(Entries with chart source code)
•••
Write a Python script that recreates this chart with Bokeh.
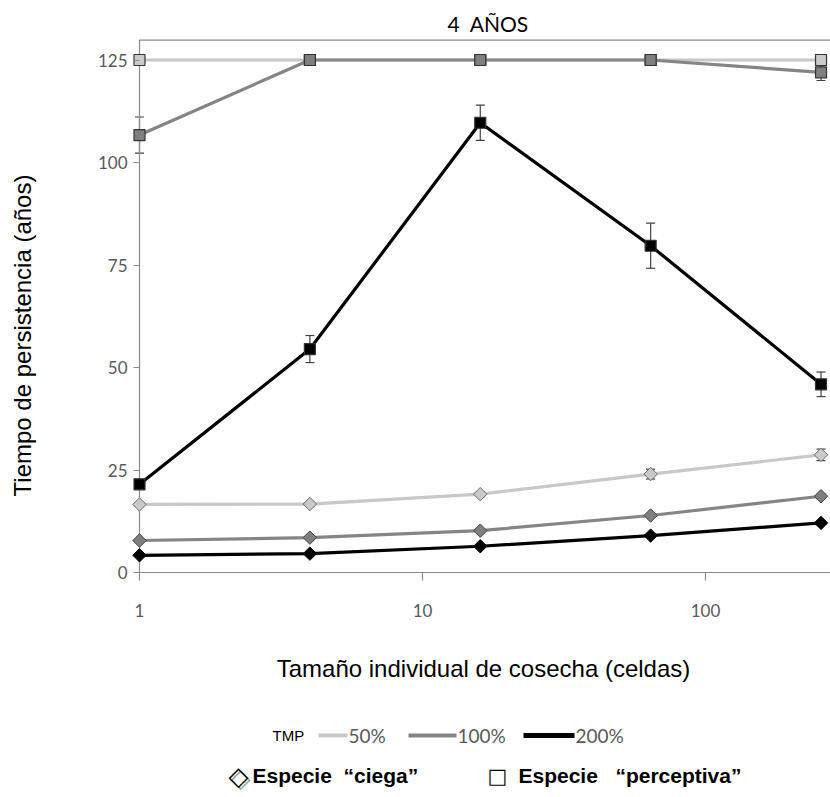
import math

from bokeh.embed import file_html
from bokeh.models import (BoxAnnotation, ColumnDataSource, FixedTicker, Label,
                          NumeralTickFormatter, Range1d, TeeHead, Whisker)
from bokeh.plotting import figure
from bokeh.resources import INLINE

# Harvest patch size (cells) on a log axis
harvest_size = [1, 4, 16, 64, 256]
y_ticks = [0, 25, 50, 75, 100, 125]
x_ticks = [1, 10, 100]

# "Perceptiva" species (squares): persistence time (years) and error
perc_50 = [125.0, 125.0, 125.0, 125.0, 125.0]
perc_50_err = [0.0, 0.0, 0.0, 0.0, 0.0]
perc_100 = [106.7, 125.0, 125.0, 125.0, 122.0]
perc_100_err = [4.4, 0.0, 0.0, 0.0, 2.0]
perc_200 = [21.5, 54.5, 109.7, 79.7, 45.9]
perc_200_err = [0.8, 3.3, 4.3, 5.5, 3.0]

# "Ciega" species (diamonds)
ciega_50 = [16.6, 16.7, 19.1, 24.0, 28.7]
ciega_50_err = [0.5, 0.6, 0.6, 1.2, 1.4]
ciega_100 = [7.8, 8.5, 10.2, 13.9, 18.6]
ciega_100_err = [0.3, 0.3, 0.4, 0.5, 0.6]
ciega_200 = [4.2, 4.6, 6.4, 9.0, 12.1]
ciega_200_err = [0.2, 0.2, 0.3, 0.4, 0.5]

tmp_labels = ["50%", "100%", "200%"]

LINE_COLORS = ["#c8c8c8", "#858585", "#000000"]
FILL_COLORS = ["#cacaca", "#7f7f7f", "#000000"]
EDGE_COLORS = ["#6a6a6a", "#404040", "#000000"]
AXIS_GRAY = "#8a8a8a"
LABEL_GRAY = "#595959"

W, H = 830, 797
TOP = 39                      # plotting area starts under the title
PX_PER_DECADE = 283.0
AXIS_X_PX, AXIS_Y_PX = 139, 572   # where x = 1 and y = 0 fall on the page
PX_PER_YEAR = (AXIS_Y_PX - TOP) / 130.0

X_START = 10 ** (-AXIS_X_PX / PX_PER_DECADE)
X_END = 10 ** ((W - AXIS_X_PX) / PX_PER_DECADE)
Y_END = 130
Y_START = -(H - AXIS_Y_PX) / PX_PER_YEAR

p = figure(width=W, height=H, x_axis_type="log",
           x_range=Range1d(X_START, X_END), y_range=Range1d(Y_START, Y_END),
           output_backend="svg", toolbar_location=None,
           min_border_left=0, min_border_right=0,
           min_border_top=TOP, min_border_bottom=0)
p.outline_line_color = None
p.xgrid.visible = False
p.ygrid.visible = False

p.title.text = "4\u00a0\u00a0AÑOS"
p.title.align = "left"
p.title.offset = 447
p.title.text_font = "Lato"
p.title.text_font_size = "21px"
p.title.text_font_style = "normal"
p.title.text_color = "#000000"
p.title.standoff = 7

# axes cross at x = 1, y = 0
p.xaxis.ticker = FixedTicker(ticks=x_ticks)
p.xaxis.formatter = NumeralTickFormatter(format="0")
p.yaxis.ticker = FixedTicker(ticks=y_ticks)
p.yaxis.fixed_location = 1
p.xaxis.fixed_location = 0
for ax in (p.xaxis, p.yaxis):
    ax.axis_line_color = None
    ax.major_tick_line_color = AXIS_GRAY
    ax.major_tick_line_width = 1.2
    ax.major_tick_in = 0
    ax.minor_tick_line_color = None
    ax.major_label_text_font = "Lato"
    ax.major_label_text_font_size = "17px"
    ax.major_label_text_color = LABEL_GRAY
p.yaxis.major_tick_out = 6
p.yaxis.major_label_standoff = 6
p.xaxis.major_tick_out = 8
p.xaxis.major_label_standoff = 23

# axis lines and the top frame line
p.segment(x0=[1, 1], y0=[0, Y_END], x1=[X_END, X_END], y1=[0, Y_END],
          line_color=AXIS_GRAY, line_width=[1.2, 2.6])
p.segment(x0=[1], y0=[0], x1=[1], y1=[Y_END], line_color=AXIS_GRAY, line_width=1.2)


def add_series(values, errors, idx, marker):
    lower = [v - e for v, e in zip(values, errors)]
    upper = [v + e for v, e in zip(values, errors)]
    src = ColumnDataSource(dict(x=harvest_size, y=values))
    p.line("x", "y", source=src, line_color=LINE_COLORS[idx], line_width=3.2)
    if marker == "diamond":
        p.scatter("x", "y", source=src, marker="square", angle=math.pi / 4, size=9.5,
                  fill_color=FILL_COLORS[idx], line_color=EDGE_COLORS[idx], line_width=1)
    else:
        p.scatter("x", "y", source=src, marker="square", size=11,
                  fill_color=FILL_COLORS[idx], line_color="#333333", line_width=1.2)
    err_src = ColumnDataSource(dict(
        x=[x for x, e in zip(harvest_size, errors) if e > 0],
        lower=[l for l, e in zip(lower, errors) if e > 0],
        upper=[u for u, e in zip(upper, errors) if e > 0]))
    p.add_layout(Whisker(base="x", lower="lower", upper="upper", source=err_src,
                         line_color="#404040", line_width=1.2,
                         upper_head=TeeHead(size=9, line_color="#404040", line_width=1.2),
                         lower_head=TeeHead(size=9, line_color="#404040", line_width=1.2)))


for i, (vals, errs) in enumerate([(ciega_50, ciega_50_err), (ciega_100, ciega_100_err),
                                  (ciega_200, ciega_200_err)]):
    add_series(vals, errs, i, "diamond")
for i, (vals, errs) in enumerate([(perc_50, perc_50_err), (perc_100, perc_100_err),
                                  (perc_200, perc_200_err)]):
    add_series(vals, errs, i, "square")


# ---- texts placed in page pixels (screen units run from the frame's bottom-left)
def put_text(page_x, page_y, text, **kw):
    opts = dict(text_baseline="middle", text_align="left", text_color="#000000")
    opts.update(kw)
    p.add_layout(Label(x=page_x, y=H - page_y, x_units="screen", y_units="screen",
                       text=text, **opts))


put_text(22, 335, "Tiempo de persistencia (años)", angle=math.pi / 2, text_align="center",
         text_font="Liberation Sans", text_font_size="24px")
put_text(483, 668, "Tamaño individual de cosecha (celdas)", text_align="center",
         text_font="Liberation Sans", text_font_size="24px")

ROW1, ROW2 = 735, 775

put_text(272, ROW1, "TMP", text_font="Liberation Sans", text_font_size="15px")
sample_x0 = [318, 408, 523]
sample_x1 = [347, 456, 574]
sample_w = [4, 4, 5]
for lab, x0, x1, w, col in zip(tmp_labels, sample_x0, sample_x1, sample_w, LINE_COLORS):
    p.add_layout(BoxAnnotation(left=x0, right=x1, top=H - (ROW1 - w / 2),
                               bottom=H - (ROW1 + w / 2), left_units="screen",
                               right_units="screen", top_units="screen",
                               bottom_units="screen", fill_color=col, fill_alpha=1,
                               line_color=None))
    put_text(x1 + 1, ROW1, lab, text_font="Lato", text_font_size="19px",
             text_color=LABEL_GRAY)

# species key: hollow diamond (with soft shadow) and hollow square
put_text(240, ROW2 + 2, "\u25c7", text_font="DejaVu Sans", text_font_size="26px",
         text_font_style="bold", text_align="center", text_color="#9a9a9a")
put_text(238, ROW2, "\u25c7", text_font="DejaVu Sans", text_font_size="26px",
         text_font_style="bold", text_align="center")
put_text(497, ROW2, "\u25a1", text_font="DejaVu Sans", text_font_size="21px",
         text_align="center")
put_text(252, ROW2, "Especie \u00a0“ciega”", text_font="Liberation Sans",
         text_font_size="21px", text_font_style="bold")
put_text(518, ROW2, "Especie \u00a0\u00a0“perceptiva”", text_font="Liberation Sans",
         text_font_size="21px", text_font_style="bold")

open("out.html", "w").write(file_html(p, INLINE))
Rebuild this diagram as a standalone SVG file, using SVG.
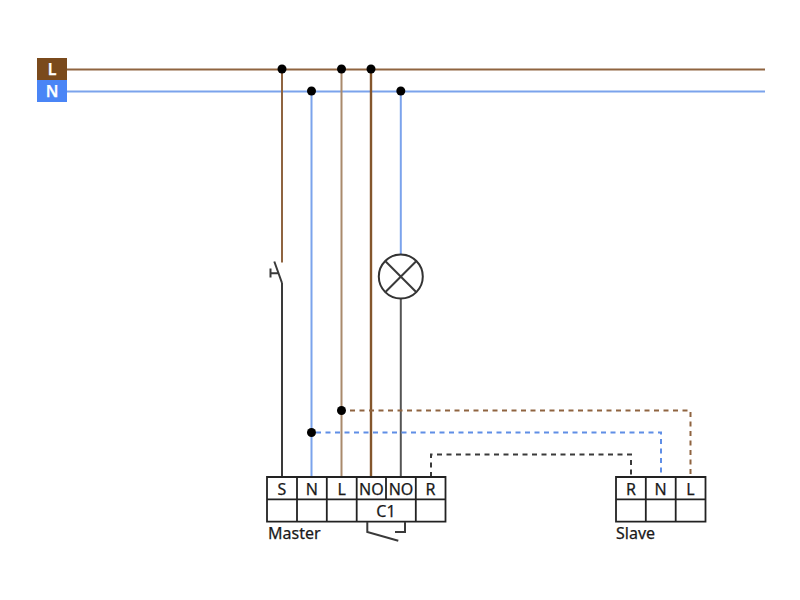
•••
### Task description
Copy nothing but the lines from the top of the material through the line holding "import math", exactly as written; omit pictures.

### Answer below
Write a Python script that recreates this chart with Bokeh.
import math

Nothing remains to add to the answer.